I enjoyed seeing Fabert’s house in Metz, a soldier who became a Marshal of France, and who refused the ribbon of the Order, his nobility only aspiring to a sword.

At Metz, those Barbarians our ancestors cut the throats of Romans surprised in the midst of festive debauchery; our own soldiers waltzed to the monastery of Alcobaça with the skeleton of Inès de Castro: tragedies and pleasures, crime and folly, fourteen centuries separate you, and yet you are utterly past, both one and the other. Eternity begun this moment is as ancient as eternity dated from the first death, the murder of Abel.
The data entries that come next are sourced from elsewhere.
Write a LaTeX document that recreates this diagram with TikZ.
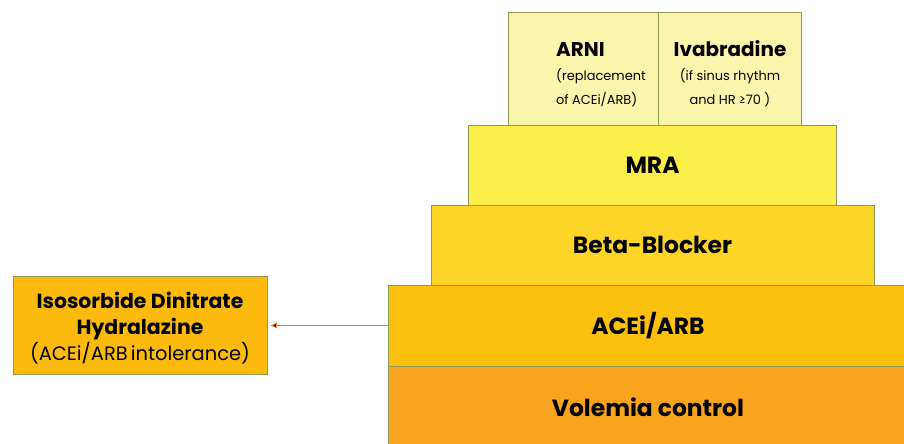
\documentclass[tikz,border=0pt]{standalone}
\usepackage{fontspec}
\setmainfont{Poppins}
\usetikzlibrary{positioning,arrows.meta}

\definecolor{edgegreen}{RGB}{142,154,78}
\definecolor{arnicol}{RGB}{250,245,172}
\definecolor{mracol}{RGB}{252,238,72}
\definecolor{betacol}{RGB}{253,213,40}
\definecolor{aceicol}{RGB}{252,193,13}
\definecolor{volcol}{RGB}{249,163,30}
\definecolor{isocol}{RGB}{251,186,12}
\definecolor{arrowcol}{RGB}{237,125,49}

\newcommand{\notefont}{\fontsize{13}{22.5}\selectfont\mdseries}
\newcommand{\indt}{\hspace*{35bp}}

\begin{document}
\begin{tikzpicture}[x=1bp,y=-1bp,
  layer/.style={draw=edgegreen,line width=0.7bp,outer sep=0pt,inner sep=0pt,
    align=center,font=\fontsize{23.5}{28}\selectfont\bfseries},
  top/.style={layer,fill=arnicol,minimum height=113bp,font=\fontsize{20}{24}\selectfont\bfseries}]

  \useasboundingbox (0,0) rectangle (904,444);

  \node[layer,fill=volcol,minimum width=520bp,minimum height=82bp,anchor=north west] (volemia) at (388,366) {Volemia control};
  \node[layer,fill=aceicol,minimum width=520bp,minimum height=81bp] (acei) [above=0pt of volemia] {ACEi/ARB};
  \node[layer,fill=betacol,minimum width=443bp,minimum height=80bp,xshift=4.5bp] (beta) [above=0pt of acei] {Beta-Blocker};
  \node[layer,fill=mracol,minimum width=368bp,minimum height=80bp] (mra) [above=0pt of beta] {MRA};
  \node[top,minimum width=150bp,xshift=-69bp,align=left] (arni) [above=0pt of mra]
    {\indt\rule{0pt}{26bp}ARNI\\\notefont\indt(replacement\\\notefont\indt of ACEi/ARB)};
  \node[top,minimum width=143bp] (ivab) [right=0pt of arni]
    {\rule{0pt}{26bp}Ivabradine\\\notefont (if sinus rhythm\\\notefont and HR ≥70 )};

  \node[layer,fill=isocol,minimum width=254bp,minimum height=98bp,font=\fontsize{20.5}{26}\selectfont\bfseries] (iso) [left=121bp of acei]
    {\rule{0pt}{21.5bp}Isosorbide Dinitrate\\Hydralazine\\\fontsize{19.5}{26}\selectfont\mdseries (ACEi/ARB\,intolerance)};

  \path[-{Latex[length=7bp,width=6bp]},draw=arrowcol,line width=0.8bp,shorten >=3bp]
    (acei) edge (iso);

\end{tikzpicture}
\end{document}
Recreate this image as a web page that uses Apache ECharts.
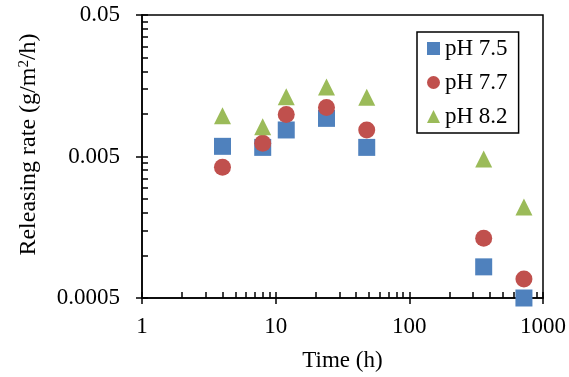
<!DOCTYPE html>
<html>
<head>
<meta charset="utf-8">
<script src="https://cdn.jsdelivr.net/npm/echarts@6/dist/echarts.min.js"></script>
<style>
  html, body { margin: 0; padding: 0; background: #fff; }
  #chart { width: 569px; height: 377px; }
</style>
</head>
<body>
<div id="chart"></div>
<script>
const times = [4, 8, 12, 24, 48, 360, 720];
const ph75 = [0.0059, 0.0058, 0.0077, 0.0093, 0.0058, 0.00083, 0.0005];
const ph77 = [0.0042, 0.0062, 0.0099, 0.0111, 0.0077, 0.00132, 0.00068];
const ph82 = [0.0097, 0.0081, 0.0132, 0.0155, 0.0131, 0.0048, 0.0022];

const xTicks = [1, 10, 100, 1000];
const xMinor = [2, 3, 4, 5, 6, 7, 8, 9, 20, 30, 40, 50, 60, 70, 80, 90, 200, 300, 400, 500, 600, 700, 800, 900];
const yTicks = [0.0005, 0.005, 0.05];
const yMinor = [0.001, 0.0015, 0.002, 0.0025, 0.003, 0.0035, 0.004, 0.0045,
  0.01, 0.015, 0.02, 0.025, 0.03, 0.035, 0.04, 0.045];

const font = '"Liberation Serif", "Times New Roman", serif';
const black = '#000';

const toPoints = arr => arr.map((v, i) => [times[i], v]);

var myChart = echarts.init(document.getElementById('chart'));
myChart.setOption({
  animation: false,
  textStyle: { fontFamily: font, color: black },
  grid: {
    left: 142, right: 26, top: 15, bottom: 79,
    show: true, borderColor: black, borderWidth: 1.5, backgroundColor: 'transparent'
  },
  legend: {
    orient: 'vertical',
    left: 417, top: 32,
    padding: [5, 11, 5, 10],
    itemGap: 11,
    itemWidth: 13, itemHeight: 13,
    borderColor: black, borderWidth: 1.5, borderRadius: 0,
    textStyle: { fontFamily: font, fontSize: 23, color: black },
    data: ['pH 7.5', 'pH 7.7', 'pH 8.2']
  },
  xAxis: [
    {
      type: 'log', logBase: 10, min: 1, max: 1000,
      name: 'Time (h)', nameLocation: 'middle', nameGap: 51,
      nameTextStyle: { fontFamily: font, fontSize: 23, color: black },
      axisLine: { lineStyle: { color: black, width: 1.5 } },
      axisTick: { inside: false, length: 6, customValues: xTicks, lineStyle: { color: black, width: 1.5 } },
      axisLabel: {
        customValues: xTicks, fontFamily: font, fontSize: 23, color: black, margin: 17,
        formatter: v => String(v)
      },
      splitLine: { show: false }
    },
    {
      // minor ticks, moved down onto the bottom edge, pointing up into the plot
      type: 'log', logBase: 10, min: 1, max: 1000,
      position: 'top', offset: -283,
      axisLine: { show: false },
      axisTick: { inside: false, length: 6, customValues: xTicks.concat(xMinor), lineStyle: { color: black, width: 1.5 } },
      axisLabel: { show: false },
      splitLine: { show: false }
    }
  ],
  yAxis: [
    {
      type: 'log', logBase: 10, min: 0.0005, max: 0.05,
      name: '{a|Releasing rate (g/m}{s|2}{a|/h)}', nameLocation: 'middle', nameGap: 101,
      nameTextStyle: {
        fontFamily: font, fontSize: 24, color: black, padding: [0, 0, 0, 24],
        rich: {
          a: { fontFamily: font, fontSize: 24, color: black },
          s: { fontFamily: font, fontSize: 15, color: black, verticalAlign: 'top', padding: [0, 0, 6, 0] }
        }
      },
      axisLine: { lineStyle: { color: black, width: 1.5 } },
      axisTick: { inside: false, length: 6, customValues: yTicks, lineStyle: { color: black, width: 1.5 } },
      axisLabel: {
        customValues: yTicks, fontFamily: font, fontSize: 23, color: black, margin: 22,
        formatter: v => String(v)
      },
      splitLine: { show: false }
    },
    {
      // minor ticks, moved onto the left edge, pointing right into the plot
      type: 'log', logBase: 10, min: 0.0005, max: 0.05,
      position: 'right', offset: -401,
      axisLine: { show: false },
      axisTick: { inside: false, length: 6, customValues: yTicks.concat(yMinor), lineStyle: { color: black, width: 1.5 } },
      axisLabel: { show: false },
      splitLine: { show: false }
    }
  ],
  series: [
    {
      name: 'pH 7.5', type: 'scatter', symbol: 'rect', symbolSize: 17,
      itemStyle: { color: '#4F81BD', opacity: 1 }, data: toPoints(ph75)
    },
    {
      name: 'pH 7.7', type: 'scatter', symbol: 'circle', symbolSize: 17,
      itemStyle: { color: '#C0504D', opacity: 1 }, data: toPoints(ph77)
    },
    {
      name: 'pH 8.2', type: 'scatter', symbol: 'triangle', symbolSize: 17,
      itemStyle: { color: '#9BBB59', opacity: 1 }, data: toPoints(ph82)
    }
  ]
});
</script>
</body>
</html>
Nevertheless men, during their ephemeral appearance on this earth, persuade themselves that they have left some trace behind: oh yes, every fly casts a shadow!

Leaving Metz, I passed through Verdun where I was so miserable, where Carrel’s lonely friend lives now. I passed along the heights of Valmy; I have no more wish to speak of it than Jemmapes: I would be in fear of stumbling over a crown there.

Châlons recalled a great error Bonaparte committed; he exiled beauty there. Peace to Châlons which reminded me that I still had friends.

At Château-Thierry, I found my god again, La Fontaine. It was the hour of prayer: Jean’s wife was no longer there, and Jean returned to Madame la Sablière’s house.

Clipping the wall of the cathedral at Meaux, I re-phrased Bossuet’s words for him; ‘Man arrives at the grave dragging behind him the long chain of his false hopes.’

In Paris I passed the quarters I had inhabited in my youth with my sisters; then the Palais de Justice, recalling my trial; then the Prefecture of Police, which served me as a prison. I am finally in my hospice once again, unwinding thus the thread of my days. The fragile insect that lives in sheep-barns descends towards the earth on the end of its silken line, where a ewe’s feet will crush it.